This time of year is filing season for hedge funds and other institutional investors with over $100 million in assets under management. They must disclose certain portfolio positions on quarterly 13F filings with the SEC with 45 days of the end of the preceding calendar quarter.
The 13Fs due mid-February each year are particularly interesting, since they contain portfolio adjustments made in the final three months of the prior year. While these filings are anything but real time, they nonetheless provide some intriguing insights into what some very savvy folks are thinking.
For instance, Bridgewater Associates, the largest hedge fund in the world with $160 billion under management, added significantly to its position in Microsoft ($MSFT) while selling fully half of it’s 535,000-share stake in Apple ($AAPL). This is curious, since the former has been a ho-hum performer while the latter recently became the most valuable company in history. In fact, $AAPLis up 15% already year-to-date, while $MSFT is down nearly 6%. Ray Dalio, head of Bridgewater, clearly felt it was time to take some chips off the table. Interestingly, Dalio added to commodity plays in the quarter, particularly Brazilian energy fund Petrobas ($PBR), GoldCorp ($GC) and fertilizer company Potash ($POT).
Among Vetr.com users, Apple remains our most followed stock, watched by over 300 of our users. But especially after $AAPL’s run so far this year, 47 of the 69 active ratings we have on Apple are now bearish, versus only 22 bullish, and the 6-month target price is three points below the company’s $127 closing price today.
In other words, the most valuable company in the world is now an outright sell, at least in the aggregate opinion of our users.
Meanwhile, Microsoft is rated a buy on Vetr.com, with 20 of 24 active ratings on the stock bullish and only 4 bearish, although the $45.29 average price target for $MSFT is only a few points higher than the current quote. All told, Vetr.com users seem pretty supportive of Mr. Dalio’s decision to halve his $AAPL position and dramatically increase his fund’s exposure to $MSFT.

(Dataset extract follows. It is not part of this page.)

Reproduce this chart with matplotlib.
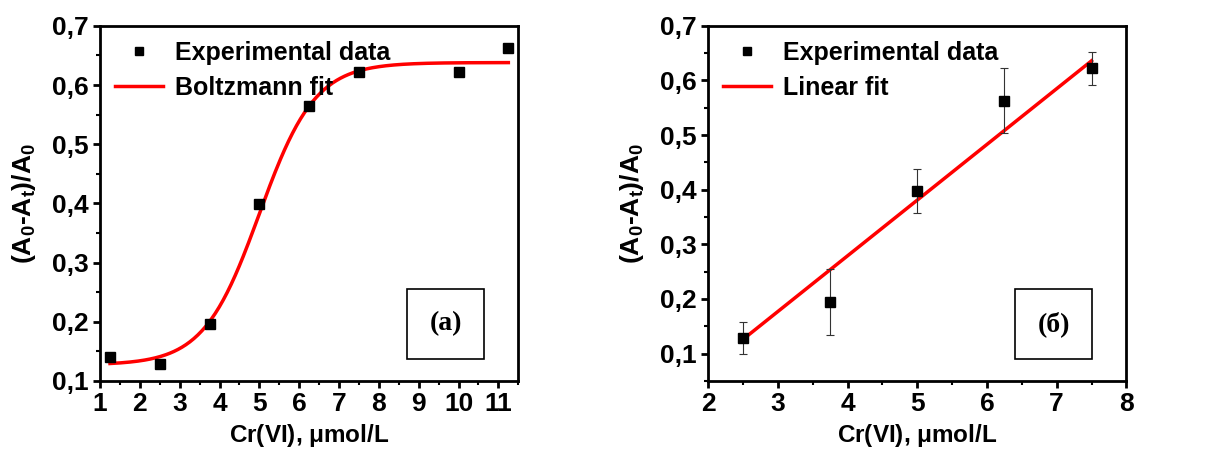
import matplotlib
matplotlib.use('Agg')
import matplotlib.pyplot as plt
from matplotlib.ticker import MultipleLocator, FuncFormatter
from matplotlib.lines import Line2D
import numpy as np

plt.rcParams['font.family'] = 'Liberation Sans'
plt.rcParams['font.weight'] = 'bold'
plt.rcParams['mathtext.fontset'] = 'custom'
plt.rcParams['mathtext.rm'] = 'Liberation Sans:bold'
plt.rcParams['mathtext.it'] = 'Liberation Sans:bold'
plt.rcParams['mathtext.bf'] = 'Liberation Sans:bold'

# panel (a): Boltzmann
conc_a = [1.25, 2.5, 3.75, 5.0, 6.25, 7.5, 10.0, 11.25]
resp_a = [0.140, 0.129, 0.196, 0.399, 0.564, 0.622, 0.622, 0.663]
# Boltzmann fit parameters
boltz_A1, boltz_A2, boltz_x0, boltz_dx = 0.127, 0.638, 5.0, 0.70

# panel (б): linear
conc_b = [2.5, 3.75, 5.0, 6.25, 7.5]
resp_b = [0.128, 0.194, 0.398, 0.563, 0.622]
err_b = [0.029, 0.060, 0.040, 0.059, 0.030]
lin_slope, lin_intercept = 0.102, -0.129

ylabel = r'(A$_0$-A$_t$)/A$_0$'
xlabel = r'Cr(VI), $\mu$mol/L'
comma = FuncFormatter(lambda v, p: f'{v:.1f}'.replace('.', ','))

fig = plt.figure(figsize=(12.23, 4.54), dpi=100)
ax1 = fig.add_axes([0.0818, 0.161, 0.342, 0.782])
ax2 = fig.add_axes([0.579, 0.161, 0.342, 0.782])

# (a)
ax1.plot(conc_a, resp_a, 's', color='black', markersize=7, zorder=3)
xf = np.linspace(min(conc_a), max(conc_a), 300)
yf = boltz_A2 + (boltz_A1 - boltz_A2) / (1 + np.exp((xf - boltz_x0) / boltz_dx))
ax1.plot(xf, yf, color='red', linewidth=2.5, zorder=2)
ax1.set_xlim(1, 11.5)
ax1.set_ylim(0.1, 0.7)
ax1.xaxis.set_major_locator(MultipleLocator(1))
ax1.xaxis.set_minor_locator(MultipleLocator(0.5))

# (б)
ax2.errorbar(conc_b, resp_b, yerr=err_b, fmt='s', color='black', markersize=7,
             ecolor='#333333', elinewidth=0.8, capsize=3, capthick=0.8, zorder=3)
xl = np.array([min(conc_b), max(conc_b)])
ax2.plot(xl, lin_slope * xl + lin_intercept, color='red', linewidth=2.5, zorder=2)
ax2.set_xlim(2, 8)
ax2.set_ylim(0.05, 0.7)
ax2.xaxis.set_major_locator(MultipleLocator(1))
ax2.xaxis.set_minor_locator(MultipleLocator(0.5))

for ax, tag, fitname in [(ax1, '(a)', 'Boltzmann fit'), (ax2, '(б)', 'Linear fit')]:
    ax.yaxis.set_major_locator(MultipleLocator(0.1))
    ax.yaxis.set_minor_locator(MultipleLocator(0.05))
    ax.yaxis.set_major_formatter(comma)
    ax.tick_params(which='major', direction='out', length=5, width=2, labelsize=19, pad=3)
    ax.tick_params(which='minor', direction='out', length=3, width=1.5)
    for s in ax.spines.values():
        s.set_linewidth(2)
    ax.set_xlabel(xlabel, fontsize=17.5, fontweight='bold', labelpad=4)
    ax.set_ylabel(ylabel, fontsize=19, fontweight='bold', labelpad=10)
    handles = [Line2D([], [], marker='s', linestyle='none', color='black', markersize=6),
               Line2D([], [], color='red', linewidth=2.5)]
    ax.legend(handles, ['Experimental data', fitname], loc='upper left', frameon=False,
              fontsize=18, handlelength=1.9, handletextpad=0.5, labelspacing=0.45,
              borderaxespad=0.2, bbox_to_anchor=(0.0, 1.0))
    ax.text(0.826, 0.16, tag, transform=ax.transAxes, ha='center', va='center',
            fontsize=20, fontweight='bold', family='Liberation Serif',
            bbox=dict(boxstyle='square,pad=0.8', facecolor='white', edgecolor='black', linewidth=1.2))

fig.savefig('out.png', dpi=100)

Hedge fund titans didn’t become that way buy buying high and selling low, so Bridgewater’s steps are not that hard to understand given the price performance in $AAPL over the past few years. As the old saying goes, no one ever went broke taking a profit. The Microsoft purchase is a little harder to grasp, but we have also learned never to underestimate the contrarian instincts of consistently successful hedge fund managers. This time around, Vetr.com users appear to to feel the same way.